Data block -

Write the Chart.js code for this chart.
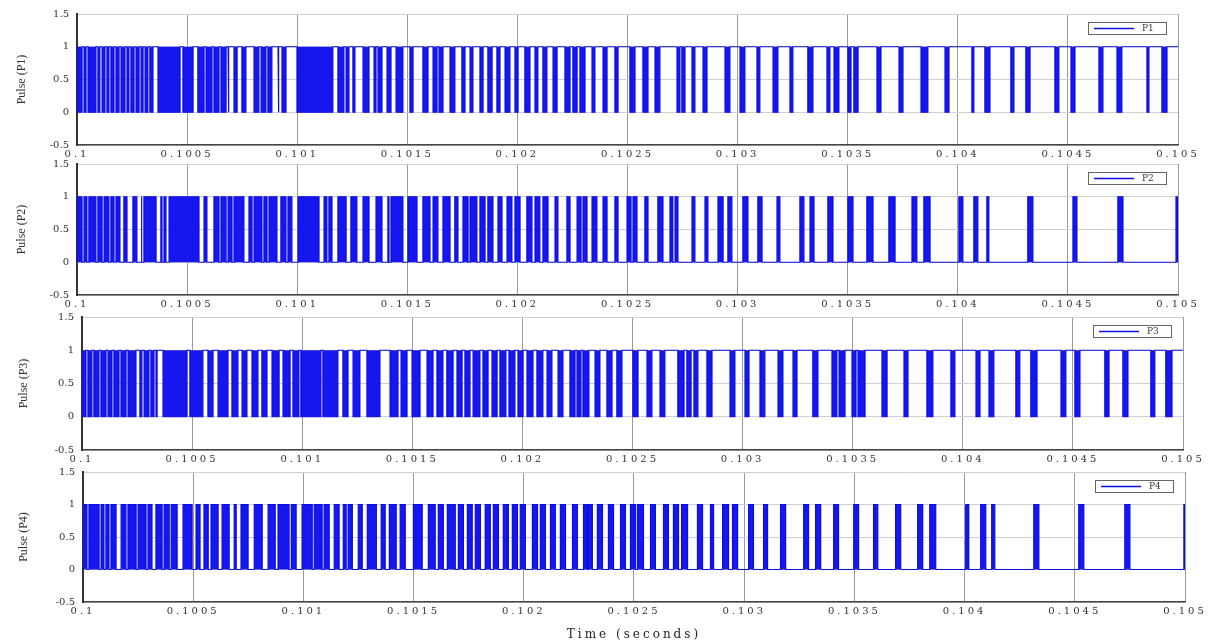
<!DOCTYPE html>
<html><head><meta charset="utf-8">
<script src="https://cdn.jsdelivr.net/npm/chart.js@4.4.1/dist/chart.umd.min.js"></script>
<style>
html,body{margin:0;padding:0;background:#fff;width:1219px;height:642px;overflow:hidden;}
.wrap{position:absolute;left:0;width:1219px;}
canvas{display:block;}
</style></head><body>
<div class="wrap" style="top:0px"><canvas id="c1" width="1219" height="168"></canvas></div>
<div class="wrap" style="top:150px"><canvas id="c2" width="1219" height="166"></canvas></div>
<div class="wrap" style="top:303px"><canvas id="c3" width="1219" height="167"></canvas></div>
<div class="wrap" style="top:458px"><canvas id="c4" width="1219" height="184"></canvas></div>
<script>
// ---- data (times in microseconds after t0 = 0.1 s) ----
const t0 = 0.1;
const tEnd = 0.105;
const xTickValues = [0.1, 0.1005, 0.101, 0.1015, 0.102, 0.1025, 0.103, 0.1035, 0.104, 0.1045, 0.105];
const xTickLabels = ['0.1','0.1005','0.101','0.1015','0.102','0.1025','0.103','0.1035','0.104','0.1045','0.105'];
const yTickValues = [-0.5, 0, 0.5, 1, 1.5];
const yTickLabels = ['-0.5','0','0.5','1','1.5'];
const seriesNames = ['P1','P2','P3','P4'];
const yTitles = ['Pulse (P1)','Pulse (P2)','Pulse (P3)','Pulse (P4)'];
const xTitle = 'Time (seconds)';

// P1: intervals where the pulse drops to 0 (otherwise 1)
const p1LowUs = [[0,23],[32,41],[50,86],[95,104],[114,127],[136,145],[154,168],[177,191],[200,218],[227,236],[245,259],[268,282],[291,300],[309,322],[331,345],[368,468],[481,527],[549,577],[586,613],[622,645],[654,677],[686,690],[713,727],[749,767],[804,826],[836,858],[867,885],[913,917],[931,949],[999,1162],[1185,1212],[1222,1235],[1253,1262],[1299,1326],[1349,1358],[1367,1385],[1408,1426],[1449,1480],[1512,1526],[1571,1594],[1617,1635],[1644,1662],[1694,1716],[1748,1762],[1785,1798],[1830,1844],[1866,1885],[1907,1921],[1944,1966],[1989,2003],[2034,2057],[2080,2093],[2116,2134],[2162,2180],[2216,2239],[2252,2271],[2284,2307],[2339,2352],[2389,2407],[2443,2457],[2511,2534],[2570,2593],[2625,2647],[2725,2738],[2747,2761],[2793,2806],[2843,2861],[2943,2965],[3011,3033],[3088,3101],[3161,3183],[3238,3251],[3319,3342],[3406,3419],[3438,3460],[3501,3515],[3528,3547],[3633,3651],[3733,3751],[3833,3864],[3942,3960],[4064,4073],[4123,4146],[4241,4255],[4309,4328],[4441,4459],[4514,4532],[4641,4659],[4723,4745],[4859,4868],[4927,4950]];
// P2: intervals where the pulse rises to 1 (otherwise 0)
const p2HighUs = [[0,23],[32,45],[54,86],[95,114],[123,145],[154,168],[177,195],[213,227],[254,272],[291,295],[304,359],[381,386],[395,404],[418,554],[577,590],[622,645],[654,677],[686,704],[713,758],[781,795],[804,840],[849,863],[872,908],[926,949],[958,976],[1004,1099],[1122,1135],[1144,1158],[1185,1222],[1244,1271],[1299,1326],[1358,1385],[1412,1417],[1426,1480],[1503,1544],[1571,1603],[1617,1639],[1662,1694],[1716,1730],[1753,1776],[1785,1816],[1830,1853],[1866,1889],[1912,1930],[1953,1975],[1989,2012],[2043,2066],[2080,2102],[2116,2139],[2171,2184],[2225,2239],[2271,2289],[2298,2316],[2339,2361],[2389,2407],[2443,2457],[2498,2516],[2525,2543],[2579,2593],[2638,2661],[2693,2706],[2716,2729],[2793,2806],[2852,2865],[2911,2934],[2956,2974],[3024,3047],[3092,3111],[3179,3192],[3283,3301],[3329,3347],[3410,3433],[3501,3524],[3587,3615],[3687,3715],[3792,3814],[3846,3874],[4005,4023],[4073,4091],[4132,4141],[4318,4341],[4523,4541],[4727,4750],[4991,5000]];
// P3: intervals where the pulse drops to 0 (otherwise 1)
const p3LowUs = [[0,18],[27,45],[54,77],[86,109],[118,136],[145,168],[177,200],[209,245],[263,272],[282,304],[313,327],[336,341],[368,477],[490,549],[572,595],[618,663],[681,708],[727,749],[772,799],[817,840],[863,895],[913,945],[958,985],[994,1085],[1094,1162],[1185,1208],[1231,1262],[1294,1353],[1399,1435],[1449,1476],[1499,1535],[1567,1594],[1612,1639],[1657,1685],[1703,1726],[1739,1762],[1776,1807],[1821,1844],[1862,1885],[1898,1925],[1939,1966],[1980,2003],[2021,2048],[2066,2093],[2112,2134],[2162,2184],[2216,2239],[2248,2266],[2275,2302],[2330,2352],[2384,2407],[2429,2452],[2502,2525],[2566,2588],[2625,2647],[2706,2734],[2747,2766],[2779,2797],[2838,2861],[2943,2965],[3011,3029],[3079,3101],[3161,3183],[3229,3247],[3319,3342],[3406,3428],[3438,3465],[3497,3515],[3524,3556],[3633,3656],[3733,3751],[3837,3864],[3946,3964],[4060,4078],[4119,4141],[4241,4259],[4309,4337],[4446,4468],[4509,4532],[4645,4664],[4727,4750],[4854,4872],[4922,4950]];
// P4: intervals where the pulse rises to 1 (otherwise 0)
const p4HighUs = [[0,18],[27,73],[82,95],[104,118],[127,150],[173,195],[204,241],[250,286],[295,313],[331,359],[368,391],[400,427],[454,495],[513,531],[549,568],[581,613],[631,663],[686,695],[717,749],[777,813],[840,872],[885,935],[945,967],[994,1040],[1049,1085],[1094,1117],[1140,1162],[1181,1194],[1203,1222],[1249,1267],[1290,1331],[1353,1371],[1390,1421],[1439,1462],[1499,1539],[1567,1598],[1612,1635],[1653,1689],[1703,1726],[1744,1766],[1780,1803],[1825,1848],[1862,1885],[1907,1930],[1948,1971],[1984,2007],[2039,2062],[2075,2098],[2121,2143],[2166,2189],[2221,2243],[2271,2289],[2293,2311],[2334,2357],[2384,2407],[2439,2461],[2484,2507],[2516,2543],[2575,2597],[2634,2656],[2679,2702],[2716,2743],[2788,2811],[2847,2861],[2902,2929],[2947,2970],[3020,3042],[3088,3106],[3165,3188],[3270,3292],[3324,3347],[3406,3428],[3497,3519],[3587,3606],[3687,3710],[3787,3810],[3842,3869],[4005,4019],[4073,4096],[4123,4137],[4314,4337],[4518,4541],[4727,4750],[4995,5000]];

// ---- build step waveforms from the intervals ----
function toSec(us) {
  return Math.min(tEnd, Math.round((t0 + us * 1e-6) * 1e7) / 1e7);
}
function buildWave(pairs, base) {
  const other = 1 - base;
  const pts = [{x: t0, y: base}];
  for (const [s, e] of pairs) {
    const xs = toSec(s), xe = toSec(e);
    pts.push({x: xs, y: base}, {x: xs, y: other}, {x: xe, y: other}, {x: xe, y: base});
  }
  if (pts[pts.length - 1].x < tEnd) pts.push({x: tEnd, y: base});
  return pts;
}

const BLUE = 'rgb(12,12,228)';
const FILL = 'rgb(22,22,238)';
const TXT = '#333';
const FONT = 'DejaVu Serif';

const boxLegend = {
  id: 'boxLegend',
  afterDraw(chart) {
    const ctx = chart.ctx, a = chart.chartArea;
    const w = 78, h = 12;
    const x = Math.round(a.right - 12 - w), y = Math.round(a.top + 8);
    ctx.save();
    ctx.fillStyle = '#fff';
    ctx.fillRect(x, y, w, h);
    ctx.strokeStyle = '#666';
    ctx.lineWidth = 1;
    ctx.strokeRect(x + 0.5, y + 0.5, w, h);
    ctx.strokeStyle = BLUE;
    ctx.lineWidth = 1.5;
    ctx.beginPath();
    ctx.moveTo(x + 6, y + h / 2 + 0.5);
    ctx.lineTo(x + 46, y + h / 2 + 0.5);
    ctx.stroke();
    ctx.fillStyle = TXT;
    ctx.font = '9px "' + FONT + '"';
    ctx.textBaseline = 'middle';
    ctx.textAlign = 'left';
    ctx.fillText(chart.data.datasets[0].label, x + 54, y + h / 2 + 1);
    ctx.restore();
  }
};

const spacedText = {
  id: 'spacedText',
  afterLayout(chart) {
    const s = chart.scales.x;
    if (s && !s._spaced) {
      const ol = s.drawLabels, ot = s.drawTitle;
      s.drawLabels = function (area) { const c = this.ctx; c.save(); c.letterSpacing = '3px'; ol.call(this, area); c.restore(); };
      s.drawTitle = function () { const c = this.ctx; c.save(); c.letterSpacing = '3px'; ot.call(this); c.restore(); };
      s._spaced = true;
    }
  }
};

const panels = [
  {id: 'c1', pairs: p1LowUs, base: 1, left: 77, right: 41, top: 13, xh: 23, tpad: 15},
  {id: 'c2', pairs: p2HighUs, base: 0, left: 77, right: 41, top: 14, xh: 21, tpad: 15},
  {id: 'c3', pairs: p3LowUs, base: 1, left: 82, right: 36, top: 14, xh: 20, tpad: 17},
  {id: 'c4', pairs: p4HighUs, base: 0, left: 83, right: 34, top: 14, xh: 40, tpad: 17}
];

panels.forEach((p, i) => {
  const last = i === panels.length - 1;
  new Chart(document.getElementById(p.id), {
    type: 'line',
    data: {
      datasets: [{
        label: seriesNames[i],
        data: buildWave(p.pairs, p.base),
        borderColor: BLUE,
        backgroundColor: FILL,
        borderWidth: 1.2,
        pointRadius: 0,
        tension: 0,
        fill: {value: p.base}
      }]
    },
    options: {
      responsive: false,
      animation: false,
      devicePixelRatio: 1,
      parsing: false,
      layout: {padding: {left: 0, right: p.right, top: p.top, bottom: 0}},
      plugins: {legend: {display: false}, tooltip: {enabled: false}},
      scales: {
        x: {
          type: 'linear', min: t0, max: tEnd,
          afterBuildTicks: s => { s.ticks = xTickValues.map(v => ({value: v})); },
          afterFit: s => { s.height = p.xh; },
          ticks: {
            callback: (v, idx) => xTickLabels[idx],
            autoSkip: false, maxRotation: 0, padding: 3,
            color: TXT, font: {family: FONT, size: 10}
          },
          grid: {color: '#9a9a9a', lineWidth: 1, drawTicks: false},
          border: {color: '#444', width: 1.5},
          title: {
            display: last, text: xTitle, color: '#222',
            font: {family: FONT, size: 12}, padding: {top: 1, bottom: 0}
          }
        },
        y: {
          type: 'linear', min: -0.5, max: 1.5,
          afterBuildTicks: s => { s.ticks = yTickValues.map(v => ({value: v})); },
          afterFit: s => { s.width = p.left; },
          ticks: {
            callback: (v, idx) => yTickLabels[idx],
            padding: 8, color: TXT, font: {family: FONT, size: 10}
          },
          grid: {color: '#d0d0d0', lineWidth: 1, drawTicks: false},
          border: {color: '#333', width: 2},
          title: {
            display: true, text: yTitles[i], color: TXT,
            font: {family: 'Liberation Serif', size: 12}, padding: {top: p.tpad, bottom: 0}
          }
        }
      }
    },
    plugins: [boxLegend, spacedText]
  });
});
</script>
</body></html>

Challenge -
Restate the material word for word from its first line through the line containing "const xTitle = 'Time (seconds)';", both included; the pictures do not belong in it.

The output -
Write the Chart.js code for this chart.
<!DOCTYPE html>
<html><head><meta charset="utf-8">
<script src="https://cdn.jsdelivr.net/npm/chart.js@4.4.1/dist/chart.umd.min.js"></script>
<style>
html,body{margin:0;padding:0;background:#fff;width:1219px;height:642px;overflow:hidden;}
.wrap{position:absolute;left:0;width:1219px;}
canvas{display:block;}
</style></head><body>
<div class="wrap" style="top:0px"><canvas id="c1" width="1219" height="168"></canvas></div>
<div class="wrap" style="top:150px"><canvas id="c2" width="1219" height="166"></canvas></div>
<div class="wrap" style="top:303px"><canvas id="c3" width="1219" height="167"></canvas></div>
<div class="wrap" style="top:458px"><canvas id="c4" width="1219" height="184"></canvas></div>
<script>
// ---- data (times in microseconds after t0 = 0.1 s) ----
const t0 = 0.1;
const tEnd = 0.105;
const xTickValues = [0.1, 0.1005, 0.101, 0.1015, 0.102, 0.1025, 0.103, 0.1035, 0.104, 0.1045, 0.105];
const xTickLabels = ['0.1','0.1005','0.101','0.1015','0.102','0.1025','0.103','0.1035','0.104','0.1045','0.105'];
const yTickValues = [-0.5, 0, 0.5, 1, 1.5];
const yTickLabels = ['-0.5','0','0.5','1','1.5'];
const seriesNames = ['P1','P2','P3','P4'];
const yTitles = ['Pulse (P1)','Pulse (P2)','Pulse (P3)','Pulse (P4)'];
const xTitle = 'Time (seconds)';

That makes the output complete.